What It’ll Be Like to Fly in That Giant Aircraft That Looks Like a Butt
For fans of flight who are tired of the rush and crunch, the prospect of a leisurely luxury expedition could be welcome news.
In the early years of aviation, planes weren’t the only way to fly. Passengers could also enjoy slow flying in a blimp that offered an experience closer to a train, with plenty of room to relax and restaurant-style dining.
At this year’s Farnborough Air Show they revealed a very modern and luxurious twist on this classic journey, which they hope will herald a new era of “expeditionary tourism.”
Hybrid Air Vehicles Limited worked with design consultancy DesignQ on what would be an unparalleled sightseeing cruise on the world’s largest aircraft. Amazing views in every direction are the main attraction.
The private guest bedrooms, each with a full-sized bed, would also have an en-suite bath and offer breath-taking views from the window wall.
The Infinity Lounge lets passengers enjoy horizon-to-horizon views including a ‘view pool’ under the lounge seats, with a unique opportunity to enjoy the scenery.
At the Altitude Bar guests could enjoy drinks and fine dining with panoramic views from the floor-to-ceiling windows.
There’s plenty of room for all of this because the Airlander cabin is over 150 feet long — longer than the longest 737. It is also wider than an average narrow-body airplane.
Stephen McGlennan, CEO of HAV, wants the Airlander 10 hybrid airship to redefine air travel, something closer to a river cruise above the clouds.
“Airlander challenges people to rethink the skies – that’s the driving force behind everything we do,” he said. “Air travel has become very much about getting from A to B as quickly as possible. What we’re offering is a way of making the journey a joy.”
The best part might be avoiding the airport hassle. The Airlander 10 can take off and land on almost any flat area, which would allow expeditions to remote places that aren’t accessible with other forms of transport. And this zeppelin travels at maximum speeds of 100 miles an hour, so there is plenty of time get a good photograph or video of the sights as they go by. The average expedition would be three days long, and could go practically anywhere around the world.
DesignQ worked with Hybrid Air Vehicles Limited on the cabin design over the past year, including on the engineering specifications and regulations required.
“We love doing different things,” Design Q’s CEO Howard Guy said. “To do something no one’s done before, to imagine a new concept and then to get into the detailed design of what this space will be.”

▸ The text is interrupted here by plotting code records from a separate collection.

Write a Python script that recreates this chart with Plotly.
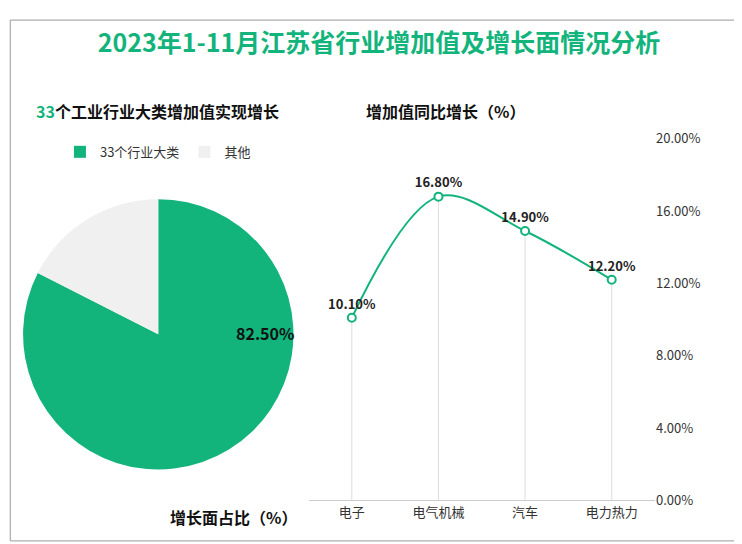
import plotly.graph_objects as go

pie_labels = ["33个行业大类", "其他"]
pie_values = [82.5, 17.5]
cats = ["电子", "电气机械", "汽车", "电力热力"]
growth = [10.10, 16.80, 14.90, 12.20]
y_ticks = [0, 4, 8, 12, 16, 20]

GREEN = "#12b47c"
FONT = "Noto Sans CJK SC"

fig = go.Figure()
fig.add_trace(go.Pie(
    labels=pie_labels, values=pie_values, sort=False, direction="clockwise", rotation=0,
    marker=dict(colors=[GREEN, "#f0f0f0"]), textinfo="none",
    domain=dict(x=[0.02, 0.385], y=[0.14, 0.655]), hoverinfo="label+value",
))
fig.add_trace(go.Scatter(
    x=cats, y=growth, mode="lines+markers+text", line=dict(color=GREEN, width=2, shape="spline"),
    marker=dict(size=8, color="white", line=dict(color=GREEN, width=2)),
    text=[f"<b>{v:.2f}%</b>" for v in growth], textposition="top center",
    textfont=dict(size=13, color="#222"),
    error_y=dict(type="data", symmetric=False, array=[0] * 4, arrayminus=growth,
                 color="#dddddd", thickness=1, width=0),
    showlegend=False, xaxis="x", yaxis="y",
))

fig.update_layout(
    width=742, height=544, paper_bgcolor="white", plot_bgcolor="white",
    margin=dict(l=0, r=0, t=0, b=0), font=dict(family=FONT, color="#333"),
    title=dict(text="<b>2023年1-11月江苏省行业增加值及增长面情况分析</b>", x=0.5, y=0.935,
               xanchor="center", yanchor="middle", font=dict(size=25, color=GREEN)),
    legend=dict(orientation="h", x=0.07, y=0.745, xanchor="left", yanchor="middle",
                font=dict(size=13)),
    xaxis=dict(domain=[0.405, 0.872], range=[-0.5, 3.5], showgrid=False, showline=True,
               linecolor="#ccc", ticks="", tickfont=dict(size=13), anchor="y"),
    yaxis=dict(domain=[0.081, 0.77], range=[0, 20], side="right", tickvals=y_ticks,
               ticktext=[f"{v:.2f}%" for v in y_ticks], showgrid=False, zeroline=False,
               tickfont=dict(size=13), anchor="x"),
    shapes=[dict(type="rect", xref="paper", yref="paper", x0=0.003, y0=0.004, x1=0.997, y1=0.996,
                 line=dict(color="#999", width=1))],
    annotations=[
        dict(text="<b>82.50%</b>", x=0.305, y=0.40, xref="paper", yref="paper",
             showarrow=False, font=dict(size=16, color="#111")),
        dict(text="<b><span style='color:#12b47c'>33</span>个工业行业大类增加值实现增长</b>",
             x=0.035, y=0.822, xref="paper", yref="paper", xanchor="left", yanchor="middle",
             showarrow=False, font=dict(size=16, color="#111")),
        dict(text="<b>增加值同比增长（%）</b>", x=0.70, y=0.822, xref="paper", yref="paper",
             yanchor="middle", showarrow=False, font=dict(size=16, color="#111")),
        dict(text="<b>增长面占比（%）</b>", x=0.215, y=0.05, xref="paper", yref="paper",
             yanchor="middle", showarrow=False, font=dict(size=16, color="#111")),
    ],
)
fig.write_html("out.html")
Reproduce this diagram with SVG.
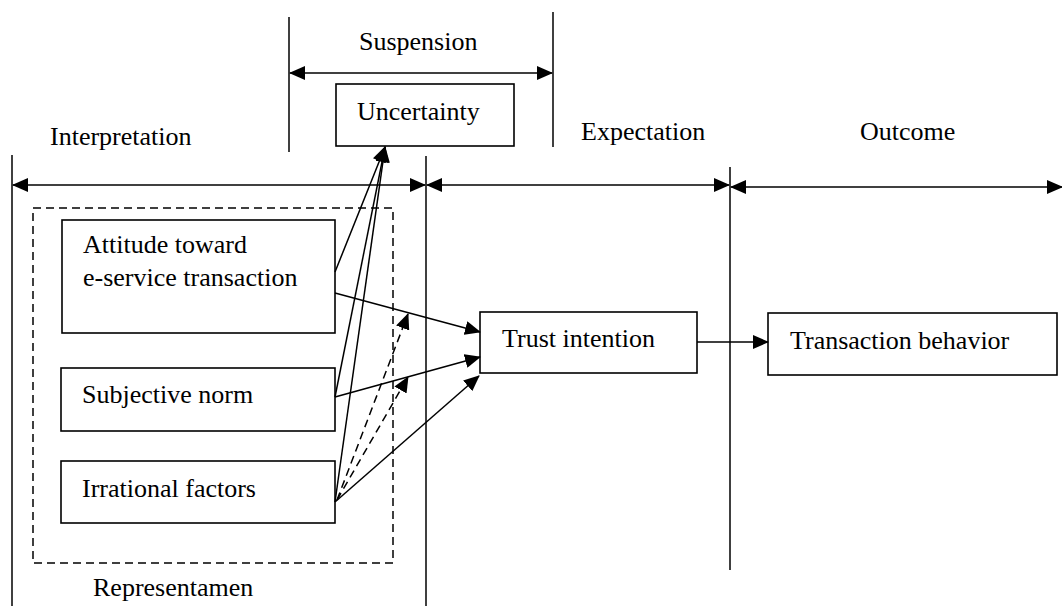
<svg xmlns="http://www.w3.org/2000/svg" width="1062" height="606" viewBox="0 0 1062 606">
<style>
text{font-family:"Liberation Serif","Times New Roman",serif;font-size:26px;fill:#000}
.box{fill:#fff;stroke:#000;stroke-width:1.6}
.ln{stroke:#000;stroke-width:1.5;fill:none}
.dash{stroke:#000;stroke-width:1.5;fill:none;stroke-dasharray:8 5}
</style>
<defs>
<marker id="ah" markerUnits="userSpaceOnUse" markerWidth="16" markerHeight="14" refX="15" refY="7" orient="auto-start-reverse" viewBox="0 0 16 14">
<path d="M0,0 L16,7 L0,14 z" fill="#000"/>
</marker>
</defs>
<rect width="1062" height="606" fill="#fff"/>
<g id="phases">
<line class="ln" x1="12" y1="155" x2="12" y2="606"/>
<line class="ln" x1="426" y1="156" x2="426" y2="606"/>
<line class="ln" x1="730" y1="167" x2="730" y2="570"/>
<line class="ln" x1="289" y1="17" x2="289" y2="152"/>
<line class="ln" x1="553" y1="12" x2="553" y2="147"/>
<line class="ln" x1="13" y1="185" x2="425" y2="185" marker-start="url(#ah)" marker-end="url(#ah)"/>
<line class="ln" x1="427" y1="185" x2="729" y2="185" marker-start="url(#ah)" marker-end="url(#ah)"/>
<line class="ln" x1="731" y1="187" x2="1062" y2="187" marker-start="url(#ah)" marker-end="url(#ah)"/>
<line class="ln" x1="290" y1="73" x2="552" y2="73" marker-start="url(#ah)" marker-end="url(#ah)"/>
<text x="359" y="50">Suspension</text>
<text x="50" y="145">Interpretation</text>
<text x="581" y="140">Expectation</text>
<text x="860" y="140">Outcome</text>
</g>
<g id="representamen">
<rect class="dash" x="33" y="208" width="360" height="355"/>
<text x="93" y="596">Representamen</text>
</g>
<g id="uncertainty">
<rect class="box" x="336" y="84" width="178" height="62"/>
<text x="357" y="120">Uncertainty</text>
</g>
<g id="attitude">
<rect class="box" x="62" y="220" width="273" height="113"/>
<text x="83" y="253">Attitude toward</text>
<text x="83" y="286">e-service transaction</text>
</g>
<g id="subjective">
<rect class="box" x="61" y="368" width="274" height="63"/>
<text x="82" y="403">Subjective norm</text>
</g>
<g id="irrational">
<rect class="box" x="61" y="461" width="274" height="62"/>
<text x="82" y="497">Irrational factors</text>
</g>
<g id="trust">
<rect class="box" x="480" y="312" width="217" height="61"/>
<text x="502" y="347">Trust intention</text>
</g>
<g id="behavior">
<rect class="box" x="768" y="313" width="289" height="62"/>
<text x="790" y="349">Transaction behavior</text>
</g>
<g id="connectors">
<line class="ln" x1="335" y1="272" x2="385" y2="147" marker-end="url(#ah)"/>
<line class="ln" x1="335" y1="397" x2="385" y2="147" marker-end="url(#ah)"/>
<line class="ln" x1="335" y1="502" x2="385" y2="147" marker-end="url(#ah)"/>
<line class="ln" x1="335" y1="293" x2="480" y2="332" marker-end="url(#ah)"/>
<line class="ln" x1="335" y1="397" x2="480" y2="357" marker-end="url(#ah)"/>
<line class="ln" x1="335" y1="502" x2="479" y2="376" marker-end="url(#ah)"/>
<line class="dash" x1="337" y1="500" x2="408" y2="314" marker-end="url(#ah)"/>
<line class="dash" x1="337" y1="500" x2="408" y2="377" marker-end="url(#ah)"/>
<line class="ln" x1="697" y1="342" x2="768" y2="342" marker-end="url(#ah)"/>
</g>
</svg>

The Airlander program, which includes two blimps, the Airlander 10 and Airlander 50, has been in development and testing since 2016. After a successful first flight last year, the Airlander 10 ran into a hiccup and had what must hold the record for the slowest crash landing in aviation history. The aircraft detached from its moorings and suffered around $40 million in damages. But, thankfully, nobody was hurt and there was plenty of time to prepare for an evacuation.
The company is confident that Airlander 10 will offer safe, enjoyable, and environmentally friendly tourism going forward, with a little bit of back.